La bárbara respuesta represiva de Díaz Canel evidencia la carencia de un relato creíble capaz de justificar la brutal represión contra millones de ciudadanos, que al grito de ¡Patria y Vida! piden libertad y democracia, y exigen el fin de sesenta y dos años de oscurantismo totalitario, de miseria y corrupción.
El sargento estalinista que gobierna en la Habana repite el gastado libreto del bloqueo, de las sanciones, y de la supuesta amenaza de invasión armada, para justificar las cobardes golpizas contra hombres mujeres y niños, ejecutadas por delincuentes que han sido entrenados en sus escuelas de represión y terrorismo.
Las escenas de esos vergonzosos apaleamientos contra seres humanos indefensos, realizados por decenas de forzudos y bien alimentados sicarios, han dado la vuelta al mundo, demostrando crudamente la verdadera naturaleza de una revolución que hace rato quemó sus mitos, y que ahora con Díaz Canel se desnuda en la plenitud de sus miserias.
Estos días de sorpresivas y espontaneas protestas han permitido que el mundo libre mire lo que queda de una escuálida dictadura, incapacitada para convocar aquellas multitudes que rendían culto obligatorio a Fidel Castro, o que asistían a la Plaza de la Revolución a condenar las agresiones externas que recurrentemente inventaba la propaganda oficialista.
Quienes asistían a aquellas fastidiosas veladas revolucionarias son los mismos que han salido a las calles a pedir la renuncia de Díaz Canel y a luchar por la conquista la democracia.
No hay pueblo cubano que salga a defender la tiranía. Sólo le queda a la desgastada y solitaria nomenclatura del partido comunista el arma de la represión ejercida a patadas y batazos, que de continuar profundizará el caos y hará crecer aún más la indignación colectiva.
El gobierno de los Estados Unidos y las democracias de Europa y América están moral y políticamente obligados a responder por el destino de Cuba.

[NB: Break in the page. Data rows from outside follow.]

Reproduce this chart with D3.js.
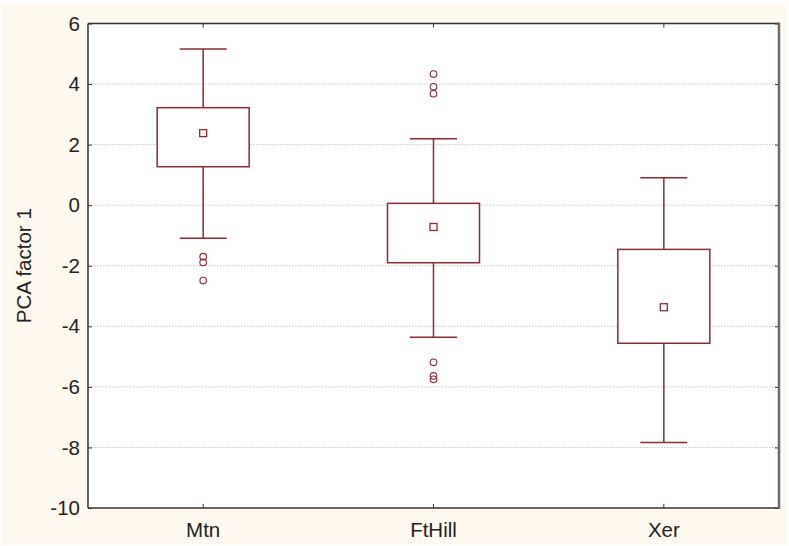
<!DOCTYPE html>
<html>
<head>
<meta charset="utf-8">
<script src="https://cdn.jsdelivr.net/npm/d3@7"></script>
<style>
  html, body { margin: 0; padding: 0; background: #ffffff; }
  svg { display: block; }
  text { font-family: "Liberation Sans", Arial, sans-serif; fill: #222; }
</style>
</head>
<body>
<svg id="chart" width="789" height="546"></svg>
<script>
// Box summaries of PCA factor 1 by habitat
const categories = ["Mtn", "FtHill", "Xer"];
const whiskerHigh = [5.16, 2.19, 0.91];
const boxHigh     = [3.22, 0.06, -1.46];
const means       = [2.38, -0.72, -3.37];
const boxLow      = [1.27, -1.90, -4.56];
const whiskerLow  = [-1.09, -4.36, -7.84];
const outliers    = [
  [-1.70, -1.89, -2.49],
  [4.33, 3.91, 3.68, -5.19, -5.64, -5.75],
  []
];
const yTicks = [6, 4, 2, 0, -2, -4, -6, -8, -10];
const yTitle = "PCA factor 1";

const svg = d3.select("#chart");
const W = 789, H = 546;
const m = { left: 88, right: 10, top: 23.5, bottom: 38 };
const innerR = W - m.right, innerB = H - m.bottom;
const color = "#8a2a33";

// panel background
svg.append("rect").attr("x", 2).attr("y", 3).attr("width", W - 4).attr("height", H - 4)
  .attr("fill", "#fff9f0");
svg.append("rect").attr("x", m.left).attr("y", m.top)
  .attr("width", innerR - m.left).attr("height", innerB - m.top).attr("fill", "#fff");

const x = d3.scaleBand().domain(categories).range([m.left, innerR]);
const y = d3.scaleLinear().domain([-10, 6]).range([innerB, m.top]);

// dotted grid
svg.append("g").selectAll("line").data(yTicks.filter(t => t > -10 && t < 6)).join("line")
  .attr("x1", m.left).attr("x2", innerR)
  .attr("y1", d => y(d)).attr("y2", d => y(d))
  .attr("stroke", "#c4c4c4").attr("stroke-width", 1).attr("stroke-dasharray", "1.5,1.5");

// axes with inward ticks
const yAxis = svg.append("g").attr("transform", `translate(${m.left},0)`)
  .call(d3.axisLeft(y).tickValues(yTicks).tickSize(-4).tickPadding(8).tickFormat(d3.format("d")));
yAxis.select(".domain").remove();
yAxis.selectAll("line").attr("stroke", "#333");
yAxis.selectAll("text").style("font-size", "20.5px").attr("fill", "#222")
  .text(d => d < 0 ? "-" + Math.abs(d) : d);

const yAxisR = svg.append("g").attr("transform", `translate(${innerR},0)`)
  .call(d3.axisRight(y).tickValues(yTicks).tickSize(-4).tickFormat(""));
yAxisR.select(".domain").remove();
yAxisR.selectAll("line").attr("stroke", "#333");

const xAxis = svg.append("g").attr("transform", `translate(0,${innerB})`)
  .call(d3.axisBottom(x).tickSize(-4).tickPadding(14));
xAxis.select(".domain").remove();
xAxis.selectAll("line").attr("stroke", "#333");
xAxis.selectAll("text").style("font-size", "20.5px").attr("fill", "#222");

const xAxisT = svg.append("g").attr("transform", `translate(0,${m.top})`)
  .call(d3.axisTop(x).tickSize(-4).tickFormat(""));
xAxisT.select(".domain").remove();
xAxisT.selectAll("line").attr("stroke", "#333");

// frame
svg.append("line").attr("x1", m.left).attr("x2", m.left).attr("y1", m.top).attr("y2", innerB)
  .attr("stroke", "#333").attr("stroke-width", 1.5);
svg.append("line").attr("x1", m.left).attr("x2", innerR).attr("y1", innerB).attr("y2", innerB)
  .attr("stroke", "#333").attr("stroke-width", 1.5);
svg.append("line").attr("x1", m.left).attr("x2", innerR).attr("y1", m.top).attr("y2", m.top)
  .attr("stroke", "#333").attr("stroke-width", 1.5);
svg.append("line").attr("x1", innerR).attr("x2", innerR).attr("y1", m.top - 1).attr("y2", innerB + 1)
  .attr("stroke", "#6a6a6a").attr("stroke-width", 2.5);

// boxes
const boxHalf = 46, capHalf = 23.5;
const g = svg.append("g");
categories.forEach((c, i) => {
  const cx = x(c) + x.bandwidth() / 2;
  const grp = g.append("g");
  grp.append("line").attr("x1", cx).attr("x2", cx)
    .attr("y1", y(whiskerHigh[i])).attr("y2", y(boxHigh[i]))
    .attr("stroke", color).attr("stroke-width", 1.5);
  grp.append("line").attr("x1", cx).attr("x2", cx)
    .attr("y1", y(boxLow[i])).attr("y2", y(whiskerLow[i]))
    .attr("stroke", color).attr("stroke-width", 1.5);
  [whiskerHigh[i], whiskerLow[i]].forEach(v => {
    grp.append("line").attr("x1", cx - capHalf).attr("x2", cx + capHalf)
      .attr("y1", y(v)).attr("y2", y(v))
      .attr("stroke", color).attr("stroke-width", 1.5);
  });
  grp.append("rect").attr("x", cx - boxHalf).attr("width", boxHalf * 2)
    .attr("y", y(boxHigh[i])).attr("height", y(boxLow[i]) - y(boxHigh[i]))
    .attr("fill", "#fff").attr("stroke", color).attr("stroke-width", 1.5);
  grp.append("rect").attr("x", cx - 3.5).attr("y", y(means[i]) - 3.5)
    .attr("width", 7).attr("height", 7)
    .attr("fill", "#fff").attr("stroke", color).attr("stroke-width", 1.3);
  grp.selectAll("circle").data(outliers[i]).join("circle")
    .attr("cx", cx).attr("cy", d => y(d)).attr("r", 3.3)
    .attr("fill", "none").attr("stroke", color).attr("stroke-width", 1.1);
});

// y title
svg.append("text")
  .attr("transform", `translate(31,${(m.top + innerB) / 2}) rotate(-90)`)
  .attr("text-anchor", "middle")
  .style("font-size", "20.5px")
  .text(yTitle);
</script>
</body>
</html>
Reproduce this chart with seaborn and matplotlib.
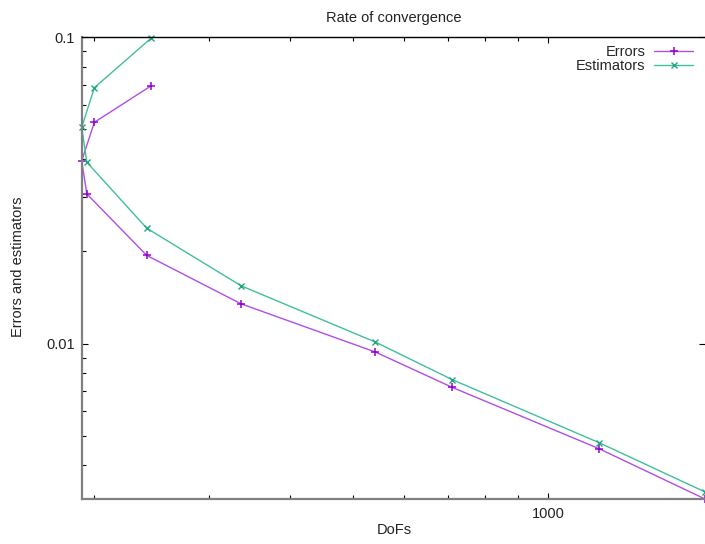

No hay excusa frente a la rebelión popular y democrática de toda una nación que exige su derecho a ejercer plenamente la soberanía y a decidir libremente su destino.
No hay gobiernos, ni parlamentos, ni líderes, ni partidos políticos democráticos, que moralmente puedan justificar o defender, de manera activa o con su indiferencia, la violación masiva de derechos humanos que está ocurriendo en la hermana república antillana.
Las organizaciones internacionales, las instituciones religiosas, los intelectuales, los medios de comunicación, y todos los ciudadanos comprometidos con la defensa de los valores de la persona humana y la libertad, deben exigir y trabajar por el final de aquel régimen totalitario.
Y ante la ofensiva de los grupos de extrema izquierda ubicados en instancias democráticas representativas, y de las campañas desarrolladas por las cadenas monopólicas de medios de comunicación “progresistas”, que atribuyen a “las sanciones del imperialismo” las causas del drama cubano, es necesario recordar la criminal e irreductible condición dictatorial del castrismo como causa fundamental de esa tragedia.
En Cuba no hay gobierno legítimo. Quienes allí detentan el poder convirtieron a ese país en la nave nodriza de la desestabilización y la violencia terrorista en América, y en la cárcel de un pueblo privado de todos sus derechos ciudadanos. Por lo tanto, su rebelión democrática debe ser protegida, y ayudada a lograr sus objetivos. Dejarla languidecer sería un pecado histórico de la comunidad democrática. Y constituiría otra cruel victoria del totalitarismo en su guerra contra la civilización y la democracia en el mundo.